Published online by Cambridge University Press: 15 January 2010
INTRODUCTION
The image of the microarray generated by the scanner (Section 1.3) is the raw data of your experiment. Computer algorithms, known as feature extraction software, convert the image into the numerical information that quantifies gene expression; this is the first step of data analysis. The image processing involved in feature extraction has a major impact on the quality of your data and the interpretation you can place on it.
In Chapter 1 we discussed three technologies by which microarrays are manufactured: in-situ synthesis with the Affymetrix platform, inkjet in-situ synthesised arrays (Rosetta, Agilent and Oxford Gene Technology) and pin-spotted microarrays.
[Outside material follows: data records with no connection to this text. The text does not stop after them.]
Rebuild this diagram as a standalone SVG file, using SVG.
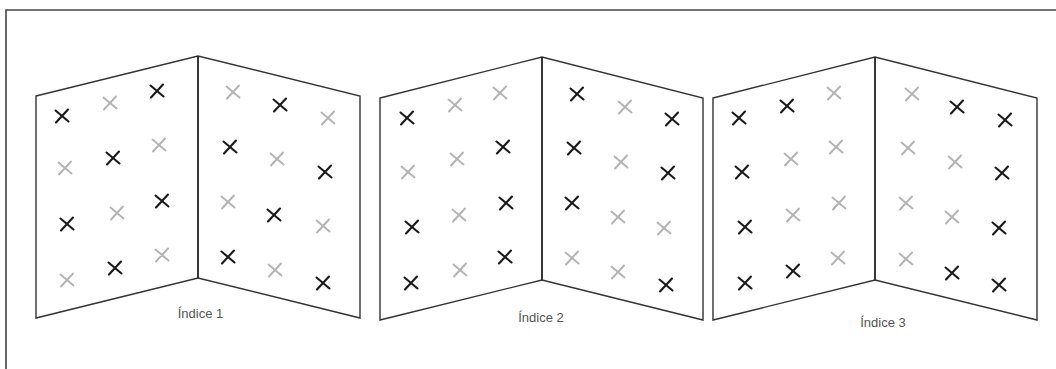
<svg xmlns="http://www.w3.org/2000/svg" width="1056" height="369" viewBox="0 0 1056 369">
<defs>
<style>
.frame{fill:none;stroke:#444;stroke-width:1.6}
.panel{fill:none;stroke:#333;stroke-width:1.4;stroke-linejoin:miter}
.spine{stroke:#222;stroke-width:1.8}
.b{stroke:#1a1a1a;stroke-width:2.1;stroke-linecap:round}
.g{stroke:#b3b3b3;stroke-width:1.9;stroke-linecap:round}
.lbl{font-family:"Liberation Sans",Arial,sans-serif;font-size:13px;fill:#555;text-anchor:middle}
</style>
<path id="x" d="M-6.5,-5.5 L6.5,5.5 M6,-6.5 L-6,6.5"/>
</defs>
<rect width="1056" height="369" fill="#fff"/>
<path class="frame" d="M6,369 V10 H1056"/>

<g id="panel1">
<path class="panel" d="M36,96 L198,56 L360,96 L360,318 L198,278 L36,318 Z"/>
<line class="spine" x1="198" y1="56" x2="198" y2="278"/>
<g class="b">
<use href="#x" x="62" y="116"/><use href="#x" x="157" y="91"/><use href="#x" x="113" y="158"/>
<use href="#x" x="67" y="224"/><use href="#x" x="162" y="201"/><use href="#x" x="115" y="268"/>
<use href="#x" x="280" y="105"/><use href="#x" x="230" y="147"/><use href="#x" x="325" y="172"/>
<use href="#x" x="274" y="215"/><use href="#x" x="228" y="257"/><use href="#x" x="323" y="283"/>
</g>
<g class="g">
<use href="#x" x="110" y="103"/><use href="#x" x="65" y="168"/><use href="#x" x="159" y="145"/>
<use href="#x" x="117" y="213"/><use href="#x" x="67" y="280"/><use href="#x" x="162" y="255"/>
<use href="#x" x="233" y="92"/><use href="#x" x="328" y="118"/><use href="#x" x="277" y="159"/>
<use href="#x" x="228" y="202"/><use href="#x" x="323" y="226"/><use href="#x" x="275" y="270"/>
</g>
<text class="lbl" x="200.5" y="318">Índice 1</text>
</g>

<g id="panel2">
<path class="panel" d="M380,98 L542,57 L703,98 L703,320 L542,280 L380,320 Z"/>
<line class="spine" x1="542" y1="57" x2="542" y2="280"/>
<g class="b">
<use href="#x" x="407" y="118"/><use href="#x" x="503" y="147"/><use href="#x" x="412" y="227"/>
<use href="#x" x="506" y="203"/><use href="#x" x="411" y="283"/><use href="#x" x="505" y="257"/>
<use href="#x" x="577" y="94"/><use href="#x" x="672" y="119"/><use href="#x" x="574" y="148"/>
<use href="#x" x="668" y="173"/><use href="#x" x="572" y="203"/><use href="#x" x="666" y="285"/>
</g>
<g class="g">
<use href="#x" x="455" y="105"/><use href="#x" x="500" y="93"/><use href="#x" x="408" y="172"/>
<use href="#x" x="457" y="159"/><use href="#x" x="459" y="215"/><use href="#x" x="460" y="270"/>
<use href="#x" x="625" y="107"/><use href="#x" x="621" y="162"/><use href="#x" x="618" y="217"/>
<use href="#x" x="664" y="228"/><use href="#x" x="572" y="258"/><use href="#x" x="618" y="272"/>
</g>
<text class="lbl" x="541" y="322">Índice 2</text>
</g>

<g id="panel3">
<path class="panel" d="M713,98 L875,57 L1037,98 L1037,320 L875,280 L713,320 Z"/>
<line class="spine" x1="875" y1="57" x2="875" y2="280"/>
<g class="b">
<use href="#x" x="739" y="118"/><use href="#x" x="787" y="106"/><use href="#x" x="742" y="172"/>
<use href="#x" x="745" y="227"/><use href="#x" x="745" y="283"/><use href="#x" x="793" y="271"/>
<use href="#x" x="957" y="107"/><use href="#x" x="1005" y="120"/><use href="#x" x="1002" y="173"/>
<use href="#x" x="999" y="228"/><use href="#x" x="952" y="273"/><use href="#x" x="999" y="285"/>
</g>
<g class="g">
<use href="#x" x="834" y="93"/><use href="#x" x="791" y="159"/><use href="#x" x="836" y="147"/>
<use href="#x" x="793" y="215"/><use href="#x" x="839" y="203"/><use href="#x" x="838" y="258"/>
<use href="#x" x="912" y="94"/><use href="#x" x="908" y="148"/><use href="#x" x="955" y="162"/>
<use href="#x" x="906" y="203"/><use href="#x" x="952" y="217"/><use href="#x" x="906" y="259"/>
</g>
<text class="lbl" x="883" y="327">Índice 3</text>
</g>
</svg>
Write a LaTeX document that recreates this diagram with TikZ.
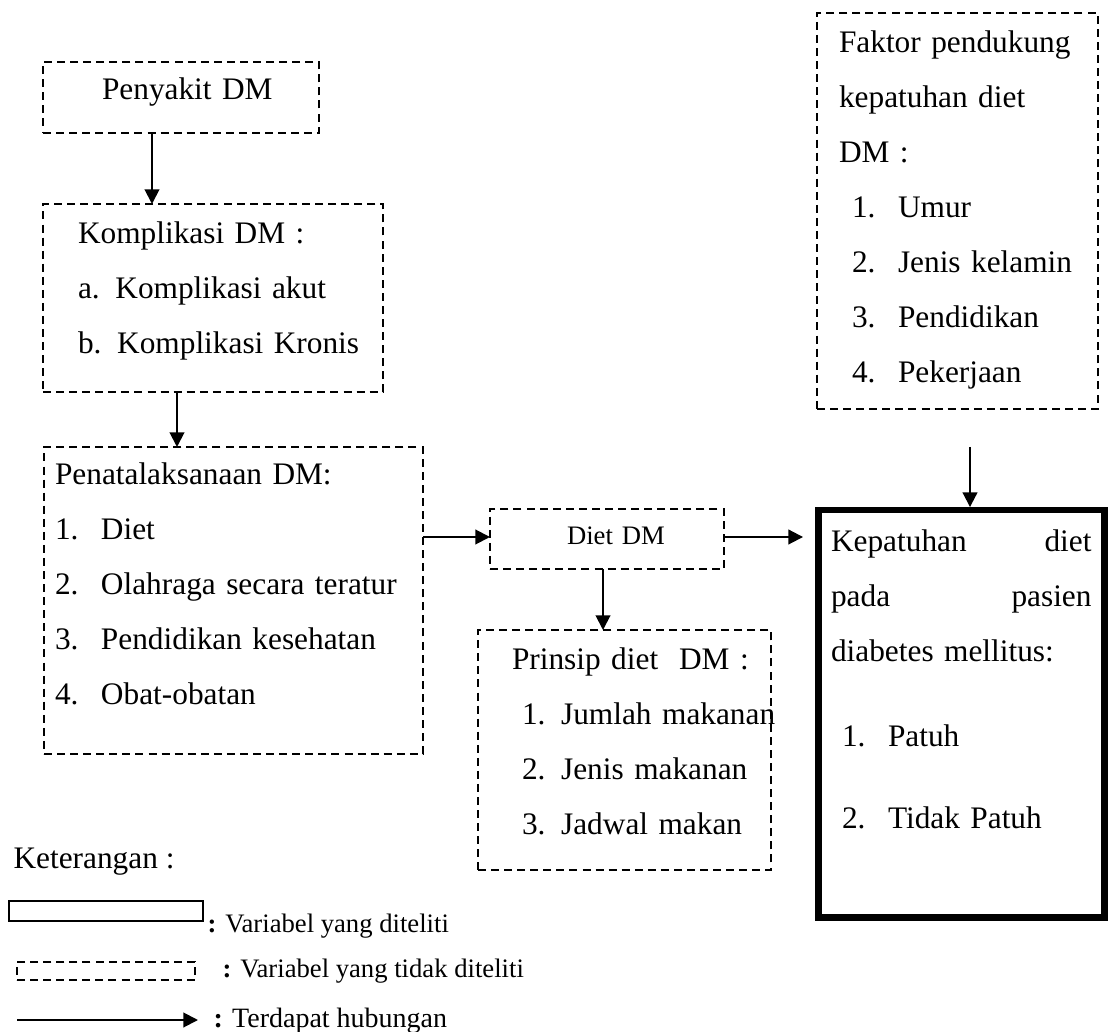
\documentclass[tikz,border=0pt]{standalone}
\usepackage{fontspec}
\setmainfont{Liberation Serif}
\usepackage{tikz}
\usetikzlibrary{arrows.meta}
\tikzstyle{dbox}=[draw,rectangle,line width=0.75pt,dash pattern=on 3pt off 1.9pt,inner ysep=0pt,outer sep=0pt,align=left,anchor=base west]
\tikzstyle{tbox}=[draw,rectangle,line width=2.6pt,inner ysep=0pt,outer sep=0pt,align=left,anchor=base west]
\tikzstyle{link}=[-{Triangle[length=5.5pt,width=5.5pt]},line width=0.75pt]
\tikzstyle{note}=[anchor=base west,inner sep=0pt,font=\fontsize{10}{12}\selectfont]
\newcommand{\itm}[2]{\mbox{\makebox[17.25pt][l]{#1}#2}}

\begin{document}
\begin{tikzpicture}
	[x=0.375pt,y=-0.375pt,font=\fontsize{11.75}{20.625}\selectfont]
	\useasboundingbox (0,0) rectangle (1109,1032);
	\node (penyakit) [dbox,inner xsep=22.125pt,text width=59.25pt,text height=14.25pt,text depth=12.375pt] at (43,100) {\mbox{Penyakit DM}};
	\node (komplikasi) [dbox,inner xsep=13.125pt,text width=101.25pt,text height=15pt,text depth=55.5pt] at (43,244)
		{Komplikasi DM :\\ a. Komplikasi akut\\ \mbox{b. Komplikasi Kronis}};
	\node (penata) [dbox,inner xsep=4.125pt,text width=133.875pt,text height=14.25pt,text depth=100.875pt] at (44,485)
		{Penatalaksanaan DM:\\ \itm{1.}{Diet}\\ \itm{2.}{Olahraga secara teratur}\\ \itm{3.}{Pendidikan kesehatan}\\ \itm{4.}{Obat-obatan}};
	\node (diet) [dbox,inner xsep=28.875pt,text width=30pt,text height=13.5pt,text depth=9pt,font=\fontsize{10}{12}\selectfont] at (490,545) {\mbox{Diet DM}};
	\node (prinsip) [dbox,inner xsep=12.75pt,text width=84.375pt,text height=14.625pt,text depth=75.375pt] at (478,669)
		{\mbox{Prinsip diet\ \ DM :}\\ \hspace*{3.75pt}\mbox{1. Jumlah makanan}\\ \hspace*{3.75pt}\mbox{2. Jenis makanan}\\ \hspace*{3.75pt}\mbox{3. Jadwal makan}};
	\node (faktor) [dbox,inner xsep=8.25pt,text width=88.875pt,text height=15pt,text depth=133.5pt] at (817,53)
		{\mbox{Faktor pendukung}\\ kepatuhan diet\\ DM :\\ \hspace*{4.875pt}\itm{1.}{Umur}\\ \hspace*{4.875pt}\itm{2.}{Jenis kelamin}\\ \hspace*{4.875pt}\itm{3.}{Pendidikan}\\ \hspace*{4.875pt}\itm{4.}{Pekerjaan}};
	\node (kepatuhan) [tbox,inner xsep=4.6875pt,text width=97.7pt,text height=15.75pt,text depth=136.9pt] at (818.5,552)
		{Kepatuhan\hfill diet\\ pada\hfill pasien\\ diabetes mellitus:\\[11.25pt] \hspace*{4.125pt}\itm{1.}{Patuh}\\[10.1pt] \hspace*{4.125pt}\itm{2.}{Tidak Patuh}};
	\draw[link] (penyakit.south -| 152,0) -- (komplikasi.north -| 152,0);
	\draw[link] (komplikasi.south -| 177,0) -- (penata.north -| 177,0);
	\draw[link] (penata.east |- 0,537) -- (diet.west |- 0,537);
	\draw[link,shorten >=5.8pt] (diet.east |- 0,537) -- (kepatuhan.west |- 0,537);
	\draw[link] (diet.south -| 603,0) -- (prinsip.north -| 603,0);
	\draw[link,shorten <=14.25pt,shorten >=1.1pt] (faktor.south -| 970,0) -- (kepatuhan.north -| 970,0);
	\node (ket) [anchor=base west,inner sep=0pt] at (13,868) {Keterangan :};
	\node (solid) [draw,line width=0.6pt,inner sep=0pt,outer sep=0pt,minimum width=72.75pt,minimum height=7.5pt,anchor=north west] at (9,901) {};
	\node (solidtxt) [note] at (207,932) {\textbf{:} Variabel yang diteliti};
	\node (dash) [draw,line width=0.75pt,dash pattern=on 3pt off 1.9pt,inner sep=0pt,outer sep=0pt,minimum width=66.75pt,minimum height=6.75pt,anchor=north west] at (17,962) {};
	\node (dashtxt) [note] at (222,977) {\textbf{:} Variabel yang tidak diteliti};
	\coordinate (from) at (17,1020);
	\coordinate (to) at (198,1020);
	\draw[link] (from) -- (to);
	\node (linktxt) [note,font=\fontsize{10.5}{12}\selectfont] at (213,1027) {\textbf{:} Terdapat hubungan};
\end{tikzpicture}
\end{document}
This chapter focusses on pin-spotted arrays. Affymetrix has integrated its image processing algorithms into the Gene Chip experimental process and there are no decisions for the end-user to make. Inkjet arrays are of much higher quality than pin-spotted arrays and do not suffer from many of the image-processing difficulties of spotted arrays; also, Agilent provides image-processing software tailor-made for their platform, so there are no decisions for the end-user either.
Pin-spotted arrays, on the other hand, provide the user with a wide range of choices of how to process the image. These choices have an impact on the data, and so this chapter describes the fundamentals of these computational methods to give a better understanding as to how they impact the data.
FEATURE EXTRACTION
The first step in the computational analysis of microarray data is to convert the digital TIFF images of hybridisation intensity generated by the scanner into numerical measures of the hybridisation intensity of each channel on each feature. This process is known as feature extraction.